Arnault attended with his family, including Dior chair and CEO Delphine Arnault, LVMH image and environment director Antoine Arnault, Moët Hennessy deputy CEO Alexandre Arnault, LVMH Watches CEO Frédéric Arnault, and Louis Vuitton product and development director for watches Jean Arnault. Antoine Arnault’s wife, model Natalia Vodianova, was also in attendance.

“I am proud of the outpouring of generosity from all over the world, to which the LVMH Group and my family wanted to contribute from the very beginning, which has enabled the restoration of this jewel of our heritage,” Antoine Arnault said in a statement posted to LinkedIn.

“This extraordinary project highlighted the excellence of French know-how and the talent of nearly 2,000 architects, workers and craftsmen of all trades,” he added.

Yet, public reaction was mixed

Papuna Biliseishvili, 24, who watched the ceremony in Paris, quipped, “If the devil wears Prada, the cathedral wears Louis Vuitton and Dior.”

Cari Lefebvre, 27, said “this is the most PR the Catholic Church has seen in centuries.”

Marie-Claire Dubois, a 45-year-old Catholic worshiper from Paris, expressed her disapproval. “This is a sacred place.

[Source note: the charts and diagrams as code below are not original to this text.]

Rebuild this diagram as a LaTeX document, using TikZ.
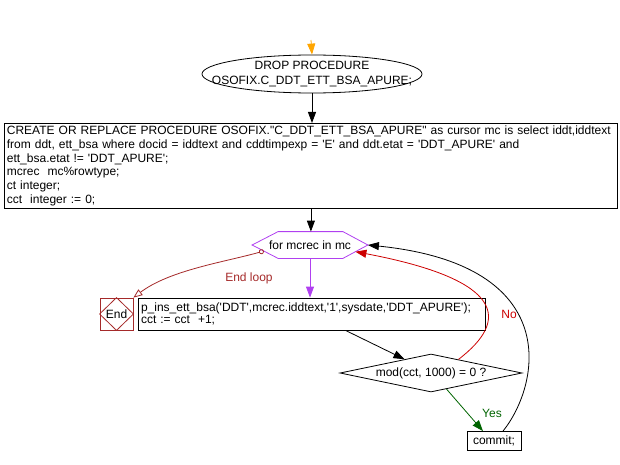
\documentclass[tikz,border=0pt]{standalone}
\usepackage{fontspec}
\setmainfont{Liberation Sans}[Ligatures=TeXOff]
\usetikzlibrary{shapes.geometric,arrows.meta,calc}
\definecolor{orange2}{HTML}{FFA500}
\definecolor{purple2}{HTML}{B040F0}
\definecolor{brown2}{HTML}{A52A2A}
\definecolor{red2}{HTML}{CC0000}
\definecolor{green2}{HTML}{006400}
\begin{document}
\begin{tikzpicture}[x=1pt,y=-1pt,
  font=\fontsize{12}{13.7}\selectfont,
  line width=0.8pt,
  every node/.style={inner sep=0pt},
  arr/.style={-{Triangle[length=11pt,width=8pt]}},
  box/.style={draw, rectangle, align=left}]
\useasboundingbox (0,0) rectangle (620,465);

% nodes
\coordinate (top) at (311,40);
\node[draw, ellipse, minimum width=220pt, minimum height=38pt,
  label={[align=center]center:{DROP PROCEDURE\\[1pt]OSOFIX.C\_DDT\_ETT\_BSA\_APURE;}}] (drop) at (312,74) {};

\node[box, anchor=north west, minimum width=613pt, minimum height=85pt,
  text width=608pt, inner xsep=2.5pt] (create) at (4,123)
  {CREATE OR REPLACE PROCEDURE OSOFIX."C\_DDT\_ETT\_BSA\_APURE" as cursor mc is select iddt,iddtext\\
   from ddt, ett\_bsa where docid = iddtext and cddtimpexp = 'E' and ddt.etat = 'DDT\_APURE' and\\
   ett\_bsa.etat != 'DDT\_APURE';\\
   mcrec\ \ mc\%rowtype;\\
   ct integer;\\
   cct\ \ integer := 0;};

\node[minimum width=115pt, minimum height=26pt] (loop) at (310,245) {for mcrec in mc};
\draw[purple2] (loop.west) -- ([xshift=26pt]loop.north west) -- ([xshift=-25pt]loop.north east)
  -- (loop.east) -- ([xshift=-25pt]loop.south east) -- ([xshift=26pt]loop.south west) -- cycle;

\node[box, minimum width=347pt, minimum height=32pt, text width=341pt, inner xsep=3pt] (proc) at (311.5,314)
  {p\_ins\_ett\_bsa('DDT',mcrec.iddtext,'1',sysdate,'DDT\_APURE');\\[-1pt]cct := cct\ \ +1;};

\node[draw=brown2, minimum width=33pt, minimum height=32pt] (end) at (116.5,314) {End};
\draw[brown2] (end.north) -- (end.east) -- (end.south) -- (end.west) -- cycle;

\node[draw, diamond, minimum width=182pt, minimum height=38pt,
  label=center:{mod(cct, 1000) = 0 ?}] (dia) at (431,373) {};

\node[box, minimum width=54pt, minimum height=19pt] (commit) at (494,441) {commit;};

% labels
\node[text=brown2] (endloop) at (249,278) {End loop};
\node[text=red2] (no) at (509,314) {No};
\node[text=green2] (yes) at (492,413) {Yes};

% connectors
\draw[arr, orange2] (top) -- (drop.north);
\draw[arr] (drop.south) -- (drop.south |- create.north);
\draw[arr] (create.south) -- (create.south |- loop.north);
\draw[arr, purple2] (loop.south) -- (loop.south |- proc.north);
\draw[arr] ([xshift=34pt]proc.south) -- ($(dia.west)!0.71!(dia.north)$);
\draw[arr, red2] ($(dia.north)!0.3!(dia.east)$) .. controls (510,320) and (505,280) ..
  ($(loop.east)!0.5!([xshift=-25pt]loop.south east)$);
\draw[arr, green2] ($(dia.south)!0.17!(dia.east)$) -- ([xshift=-11pt]commit.north);
\draw[arr] ([xshift=9pt]commit.north) .. controls (540,385) and (565,265) .. (loop.east);
\draw[brown2, {Circle[open,length=5pt]}-{Triangle[open,length=9pt,width=7pt]}]
  ($(loop.west)!0.45!([xshift=26pt]loop.south west)$) .. controls (225,262) and (170,270) .. (end.north east);
\end{tikzpicture}
\end{document}
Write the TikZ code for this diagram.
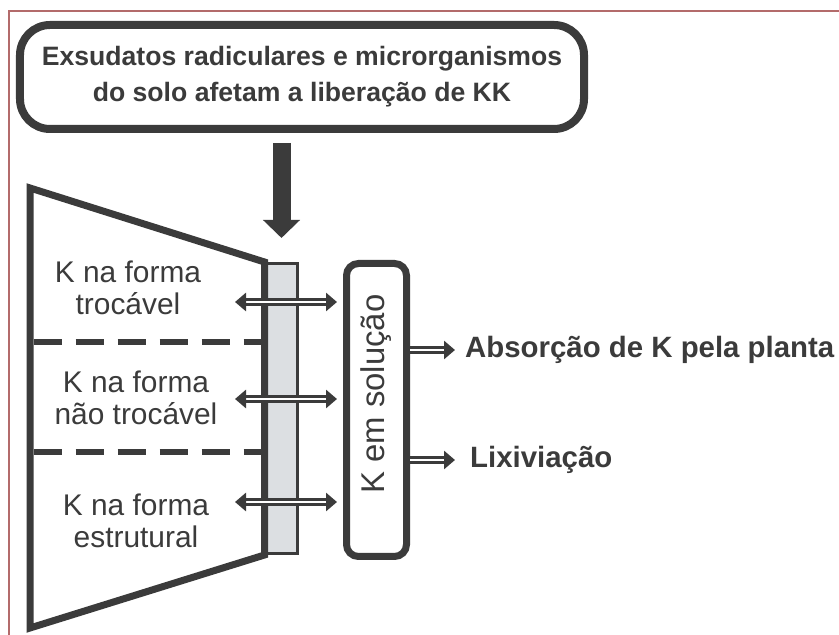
\documentclass[tikz,border=0pt]{standalone}
\usepackage{fontspec}
\setmainfont{Liberation Sans}
\usetikzlibrary{arrows.meta}
\definecolor{ink}{HTML}{3B3B3B}
\definecolor{barfill}{HTML}{DCDFE2}
\definecolor{framered}{HTML}{B36B6B}

\begin{document}
\begin{tikzpicture}[x=1bp,y=1bp,
  topbox/.style = {rectangle,rounded corners=30bp,draw=ink,line width=8bp,minimum width=564bp,minimum height=104bp,
                   align=center,text=ink,font=\fontsize{26.7}{36}\selectfont\bfseries},
  solbox/.style = {rectangle,rounded corners=12bp,draw=ink,line width=7bp,minimum width=60bp,minimum height=293bp,
                   text=ink,font=\fontsize{33}{36}\selectfont},
  barbox/.style = {rectangle,draw=ink,line width=3bp,fill=barfill,minimum width=31bp,minimum height=290bp},
  form/.style   = {align=center,text=ink,font=\fontsize{30}{32}\selectfont},
  outlbl/.style = {anchor=west,inner sep=0pt,text=ink,font=\fontsize{29.5}{34}\selectfont\bfseries},
  divider/.style = {draw=ink,line width=6bp,dash pattern=on 28bp off 14bp},
  tip/.tip      = {Triangle[width=18bp,length=11bp]},
  dbl/.style    = {draw=ink,line width=3bp,double=white,double distance=2bp},
  bigarrow/.style = {draw=ink,line width=18bp,-{Triangle[width=36bp,length=18bp]}}]
\useasboundingbox (0,0) rectangle (839,635);
\draw[framered,line width=1.5bp] (9,0) |- (839,624);

% top box
\node[topbox] (top) at (302,558) {Exsudatos radiculares e microrganismos\\do solo afetam a liberação de KK};

% soil body
\node[barbox] (bar) at (281.5,226.5) {};
\draw[ink,line width=7bp,line join=miter] (bar.north west) -- (30,447) -- (30,7) -- (bar.south west) -- cycle;
\draw[divider] (33.5,293) -- (bar.west |- 0,293);
\draw[divider] (33.5,183) -- (bar.west |- 0,183);

\node[form] (f1) at (128,347) {K na forma\\trocável};
\node[form] (f2) at (136,237) {K na forma\\não trocável};
\node[form] (f3) at (136,114) {K na forma\\estrutural};

\draw[bigarrow,shorten <=10bp,shorten >=24bp] (top.south -| bar.north) -- (bar.north);

% solution
\node[solbox] (sol) at (376.5,225) {\rotatebox{90}{\hspace{32bp}K em solução}};

\foreach \y [count=\i] in {333,236,133} {
  \coordinate (e\i) at (235,\y);
  \draw[dbl,tip-tip,shorten >=6bp] (e\i) -- (e\i -| sol.west);
}

\node[outlbl] (abs) at (465,285) {Absorção de K pela planta};
\node[outlbl] (lix) at (470,175) {Lixiviação};
\draw[dbl,-tip,shorten >=10bp] (abs.west -| sol.east) -- (abs.west);
\draw[dbl,-tip,shorten >=15bp] (lix.west -| sol.east) -- (lix.west);
\end{tikzpicture}
\end{document}
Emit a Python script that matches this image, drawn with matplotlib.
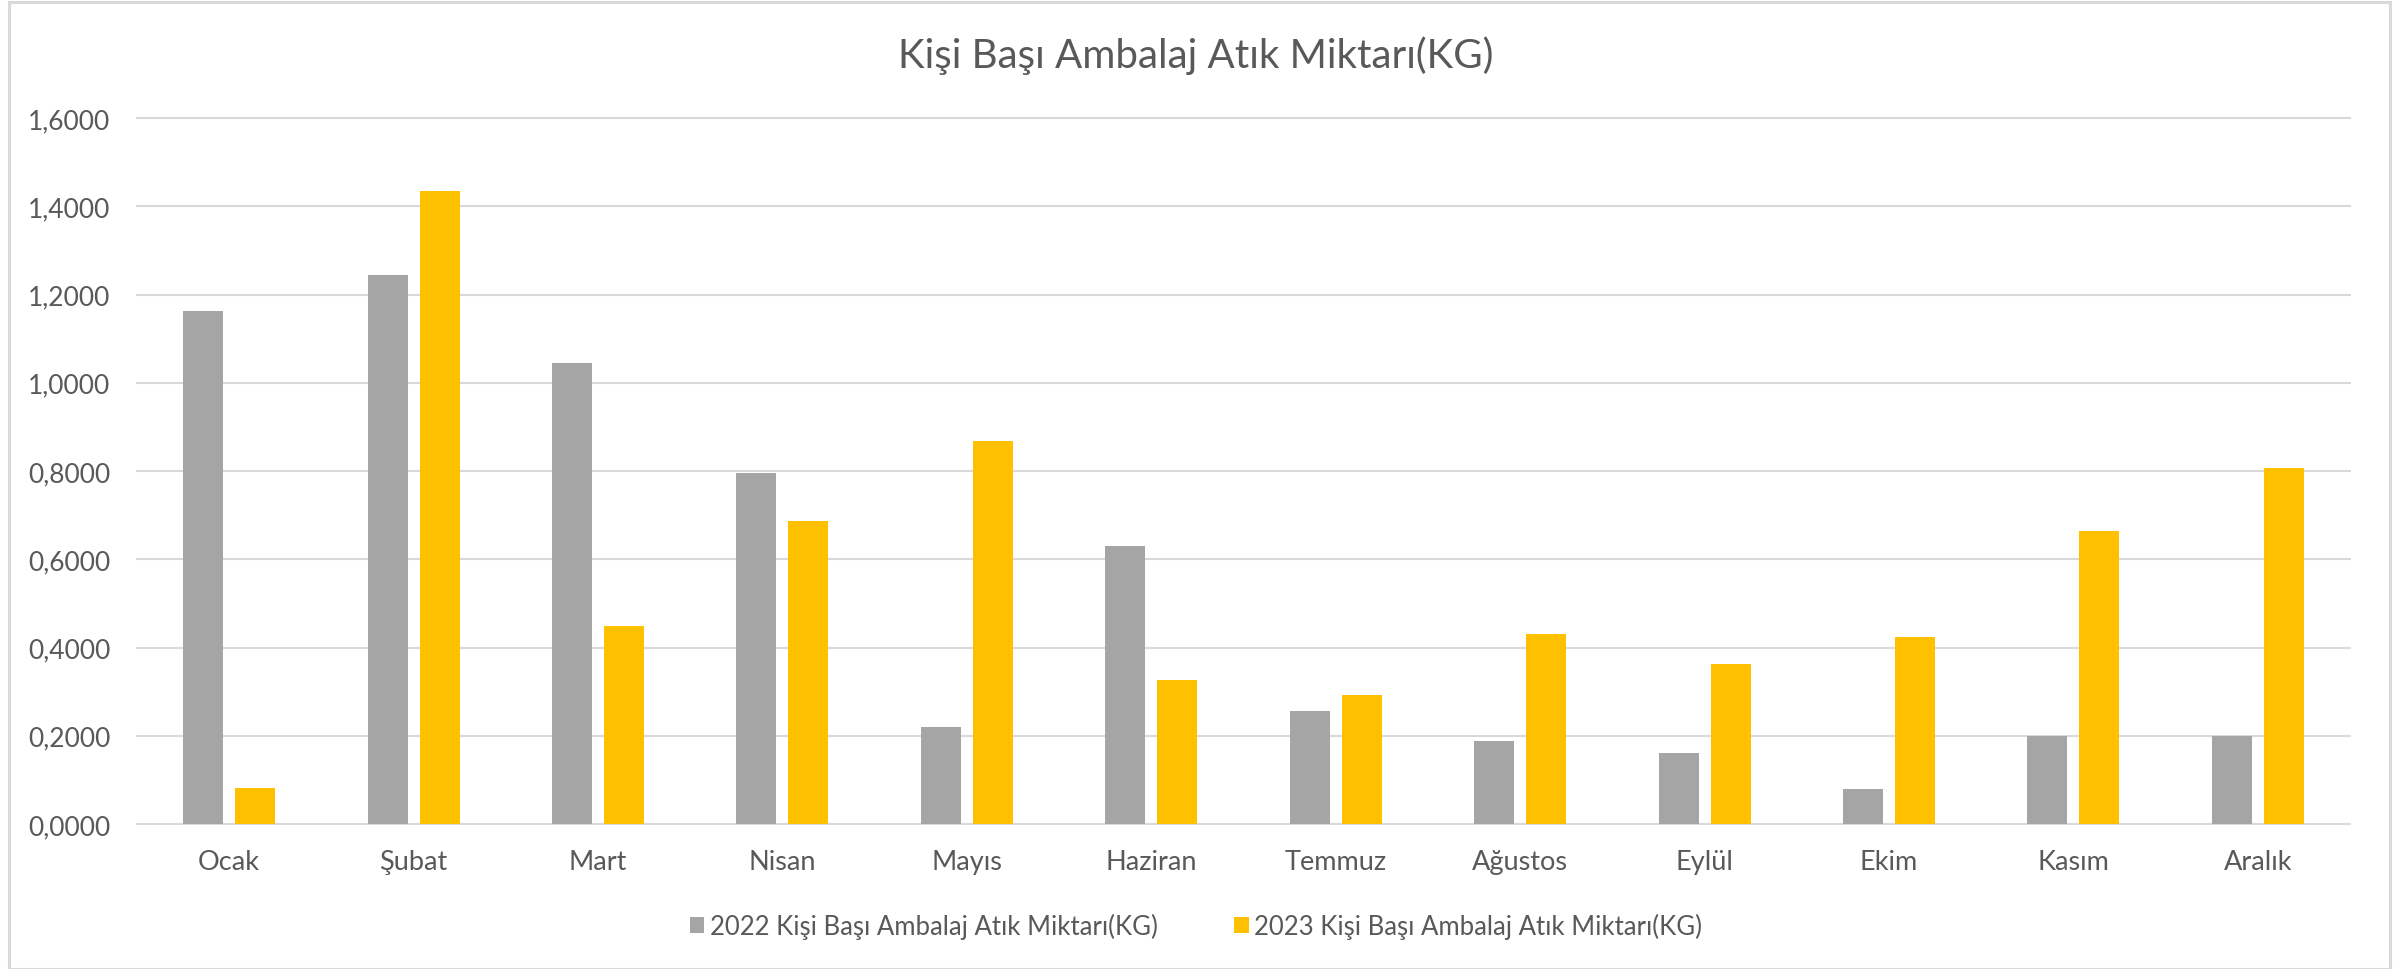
import matplotlib
matplotlib.use("Agg")
import matplotlib.pyplot as plt
import numpy as np
from matplotlib.patches import Rectangle, Patch

months = ["Ocak", "Şubat", "Mart", "Nisan", "Mayıs", "Haziran",
          "Temmuz", "Ağustos", "Eylül", "Ekim", "Kasım", "Aralık"]
values_2022 = [1.162, 1.244, 1.045, 0.795, 0.220, 0.631,
               0.255, 0.189, 0.162, 0.080, 0.200, 0.200]
values_2023 = [0.082, 1.434, 0.449, 0.687, 0.868, 0.327,
               0.293, 0.431, 0.362, 0.423, 0.665, 0.807]
series_names = ["2022 Kişi Başı Ambalaj Atık Miktarı(KG)",
                "2023 Kişi Başı Ambalaj Atık Miktarı(KG)"]
title = "Kişi Başı Ambalaj Atık Miktarı(KG)"
y_ticks = [0.0, 0.2, 0.4, 0.6, 0.8, 1.0, 1.2, 1.4, 1.6]

GRAY = "#A5A5A5"
GOLD = "#FFC000"
TEXT = "#595959"
GRID = "#D9D9D9"

plt.rcParams["font.family"] = ["Lato", "DejaVu Sans"]

W, H = 2395, 970
fig = plt.figure(figsize=(W / 100, H / 100), dpi=100)
fig.patch.set_facecolor("white")

# chart area border
fig.patches.append(Rectangle((9 / W, 0), (2390 - 9) / W, 1 - 3 / H,
                             transform=fig.transFigure, fill=False,
                             edgecolor=GRID, linewidth=2.2, zorder=0))

left, right, top, bottom = 137, 2350, 119, 825
ax = fig.add_axes([left / W, 1 - bottom / H, (right - left) / W, (bottom - top) / H])

x = np.arange(len(months))
bw = 0.217
off = 0.141
ax.bar(x - off, values_2022, bw, color=GRAY, zorder=3, label=series_names[0])
ax.bar(x + off, values_2023, bw, color=GOLD, zorder=3, label=series_names[1])

ax.set_xlim(-0.5, len(months) - 0.5)
ax.set_ylim(0, 1.6)
ax.set_yticks(y_ticks)
ax.set_yticklabels([f"{v:.4f}".replace(".", ",") for v in y_ticks])
ax.set_xticks(x)
ax.set_xticklabels(months)

for s in ax.spines.values():
    s.set_visible(False)
ax.grid(axis="y", color=GRID, linewidth=1.5, zorder=0)
for gl in ax.get_ygridlines():
    gl.set_clip_on(False)
ax.tick_params(axis="both", length=0, colors=TEXT)
ax.tick_params(axis="y", pad=19, labelsize=19)
ax.tick_params(axis="x", pad=18, labelsize=19.5)

fig.text(1196 / W, 1 - 56 / H, title, ha="center", va="center",
         fontsize=29, color=TEXT)

handles = [Patch(facecolor=GRAY), Patch(facecolor=GOLD)]
leg = fig.legend(handles, series_names, loc="center",
                 bbox_to_anchor=(1196 / W, 1 - 927 / H), ncol=2, frameon=False,
                 fontsize=18.5, handlelength=0.55, handleheight=0.6,
                 handletextpad=0.2, columnspacing=3.0)
for t in leg.get_texts():
    t.set_color(TEXT)

fig.savefig("out.png", dpi=100, facecolor="white")
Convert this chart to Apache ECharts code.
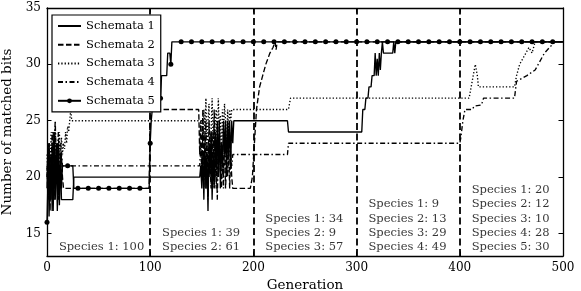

It is beautiful that these companies contributed, but the branding should have remained outside.”

While the grandeur of the reopening sparked debate, Arnault’s donation and LVMH’s contributions to the cathedral restoration—including 36 300-year-old oak trees for the spire—have been widely praised.

LVMH’s influence at the Paris 2024 Olympics further cemented its stellar year. The company crafted custom display cases for 5,000 medals and the Olympic torch, showcasing its artistry and precision. Berluti, another LVMH brand, designed costumes for the opening ceremony, while an Olympic-themed Vogue World fashion show, supported by the group, drew international attention during Paris Couture Week.

Tensions between Arnault and Pinault, the driving forces behind LVMH and Kering respectively, were on full display with their brands’ prominent appearances at the cathedral. This rivalry dates back decades to a bitter bidding war over Gucci in the late 1990s, which Pinault’s Kering ultimately won. Since then, their competition has extended beyond fashion into the realms of art, philanthropy and global influence.

In Notre Dame, French luxury was also championed by the French Catholic church — and was on display even in the stitch of the liturgical vestments. French fashion designer Jean-Charles de Castelbajac was called on by the church to design the cathedral’s 2,000 garments. The unorthodox designs were fun, modern — and perhaps shockingly minimalist. They ensured that even the clergy’s robes reflected high-fashion artistry, further underscoring the intersection of faith and fashion at the event.